Как мог вопрос корреспондента Piter.tv об ответственности за гибель девочки ее рассмешить, Лариса Александровна просто не представляет: «Возможно, это был монтаж. Все зарабатывают деньги по-своему. Но в тот момент я была абсолютно спокойна».
«Мы клеим ярлыки, не разобравшись в ситуации»
Протоиерей Артемий Эмке, настоятель храма святого Архангела Михаила, г. Мирный:
«Мне кажется, никакой связи между тем, что Кристину изъяли из семьи, а позднее она была обнаружена мертвой, нет. Девочка уже была испорчена отсутствием воспитания со стороны родителей, дурным примером матери: «гуляла», любила выпить, совершала правонарушения. Ясно, что органы опеки должны были изъять детей из этой семьи, но делать это нужно было намного раньше.
Необходимы четкие критерии для вмешательства в дела семьи, чтобы не повторялись такие случаи, как с Кристиной, где помощь органов опеки была необходима, но полномочий сотрудников оказалось недостаточно. Но с другой стороны, мы знаем и о случаях необоснованного изъятия детей из семьи – этого быть не должно.
Какие уроки мы можем извлечь из этой трагедии? Жаль, что многие люди, совершенно не разобравшись в ситуации, обвинили во всем органы опеки и попечительства. Дескать, там работают злые и бессердечные люди, которых интересуют только показатели.
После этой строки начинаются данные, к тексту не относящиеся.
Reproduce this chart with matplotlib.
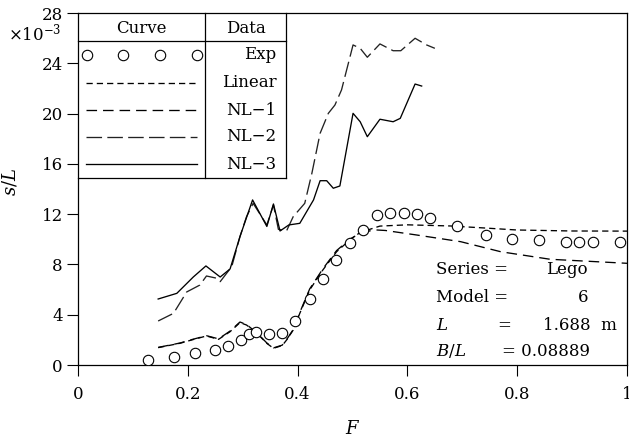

Навешивать ярлыки на сотрудников опеки – неправильно и непродуктивно. То же самое будет и в том случае, если органы опеки будут отмахиваться от православных: дескать, надоели вы уже со своими голословными обвинениями и страшилками.
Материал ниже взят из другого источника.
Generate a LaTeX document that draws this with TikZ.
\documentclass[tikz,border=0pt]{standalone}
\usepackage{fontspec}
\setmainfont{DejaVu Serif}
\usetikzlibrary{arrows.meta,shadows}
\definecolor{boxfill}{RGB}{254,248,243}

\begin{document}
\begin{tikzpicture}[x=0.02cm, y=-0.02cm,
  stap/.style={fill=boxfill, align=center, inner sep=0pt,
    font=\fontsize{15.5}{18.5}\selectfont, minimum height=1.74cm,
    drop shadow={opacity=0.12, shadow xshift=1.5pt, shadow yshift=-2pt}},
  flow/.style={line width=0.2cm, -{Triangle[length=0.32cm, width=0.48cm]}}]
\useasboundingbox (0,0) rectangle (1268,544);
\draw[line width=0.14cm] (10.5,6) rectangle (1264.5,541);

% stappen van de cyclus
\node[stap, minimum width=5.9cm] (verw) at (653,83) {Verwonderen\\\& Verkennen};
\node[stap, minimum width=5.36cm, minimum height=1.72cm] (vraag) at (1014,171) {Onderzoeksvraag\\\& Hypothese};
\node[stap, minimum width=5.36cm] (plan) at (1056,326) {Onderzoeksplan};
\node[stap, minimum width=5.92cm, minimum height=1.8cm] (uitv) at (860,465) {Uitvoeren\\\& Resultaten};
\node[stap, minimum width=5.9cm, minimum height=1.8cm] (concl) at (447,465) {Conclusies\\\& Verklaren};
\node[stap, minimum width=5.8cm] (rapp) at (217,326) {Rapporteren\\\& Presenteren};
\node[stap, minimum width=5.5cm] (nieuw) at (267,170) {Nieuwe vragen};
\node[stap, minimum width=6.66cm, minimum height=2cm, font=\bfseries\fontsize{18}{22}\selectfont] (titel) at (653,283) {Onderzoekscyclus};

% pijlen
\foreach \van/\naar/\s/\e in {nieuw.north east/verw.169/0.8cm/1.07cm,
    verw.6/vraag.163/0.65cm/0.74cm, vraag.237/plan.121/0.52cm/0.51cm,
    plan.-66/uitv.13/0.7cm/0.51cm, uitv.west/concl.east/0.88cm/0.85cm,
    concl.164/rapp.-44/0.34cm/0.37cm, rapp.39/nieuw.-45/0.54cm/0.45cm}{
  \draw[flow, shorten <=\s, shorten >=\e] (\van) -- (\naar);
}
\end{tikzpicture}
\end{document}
Мы должны научиться слышать друг друга.
Мне было неудобно за «ревнителей справедливости» (особенно с православных сайтов), которые за чистую монету приняли недостоверную информацию о смерти девочки, скандально поданную несколькими СМИ.
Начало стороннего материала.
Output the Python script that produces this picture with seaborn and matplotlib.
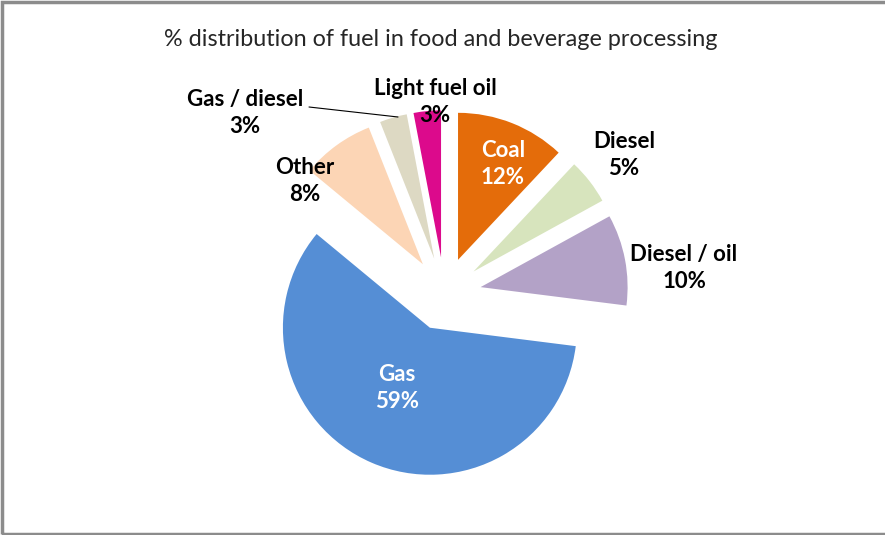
import matplotlib
matplotlib.use("Agg")
import matplotlib.pyplot as plt
from matplotlib.patches import Rectangle
import seaborn as sns

# data (clockwise from 12 o'clock)
fuels = ["Coal", "Diesel", "Diesel / oil", "Gas", "Other", "Gas / diesel", "Light fuel oil"]
shares = [12, 5, 10, 59, 8, 3, 3]
colours = ["#E46C0A", "#D7E4BD", "#B3A2C7", "#558ED5", "#FCD5B5", "#DDD9C3", "#DC0A8C"]

sns.set_style("white")
plt.rcParams["font.family"] = ["Lato", "DejaVu Sans"]

W, H = 885, 535
PX = 147.0            # pixels per unit of pie radius
CX, CY = 444.5, 294   # pie centre in image pixels (from top)


def px(x, y):
    # image pixel -> data coords
    return (x - CX) / PX, (CY - y) / PX


fig = plt.figure(figsize=(W / 100, H / 100), dpi=100)
ax = fig.add_axes([0, 0, 1, 1])

wedges, _ = ax.pie(shares, colors=colours, startangle=90, counterclock=False,
                   explode=[0.25] * len(shares), radius=1.0,
                   wedgeprops=dict(linewidth=0))

ax.set_xlim(-CX / PX, (W - CX) / PX)
ax.set_ylim(-(H - CY) / PX, CY / PX)
ax.set_aspect("equal")
ax.axis("off")

# label centres in image pixels
label_pos = {
    "Coal": (503, 164),
    "Diesel": (624, 155),
    "Diesel / oil": (684, 268),
    "Gas": (397, 388),
    "Other": (305, 181),
    "Gas / diesel": (245, 113),
    "Light fuel oil": (435, 102),
}
inside = {"Coal", "Gas"}

for name, val in zip(fuels, shares):
    x, y = px(*label_pos[name])
    ax.text(x, y, f"{name}\n{val}%", ha="center", va="center",
            fontsize=16, fontweight="bold", linespacing=1.4,
            color="white" if name in inside else "black")

# leader line for Gas / diesel
x0, y0 = px(309, 107)
x1, y1 = px(398, 117)
ax.plot([x0, x1], [y0, y1], color="black", lw=0.8)

fig.text(441 / W, 1 - 40 / H, "% distribution of fuel in food and beverage processing",
         ha="center", va="center", fontsize=16.8)

# chart border
fig.add_artist(Rectangle((2 / W, 1.5 / H), 1.0, (H - 3.5) / H, transform=fig.transFigure,
                         fill=False, edgecolor="#8c8c8c", lw=2.5))

fig.savefig("out.png", dpi=100)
Дорогие отцы, братья и сестры, где ваша духовная трезвость и бдительность? Все ополчились на детский дом, на работников органов опеки – «бездушных чиновников». Почему-то мы, православные, считаем, что скандальным публикациям о Церкви или о духовенстве не надо доверять, не проверив факты. В данной похожей ситуации прозвучало много слишком резких и несправедливых слов в адрес невиновных людей.
Когда уважаемые и авторитетные священнослужители, не вникнув в суть вопроса, высказываются столь резко, это вызывает недоумение».
P.S. Следствие по делу Кристины Кудряшовой продолжается.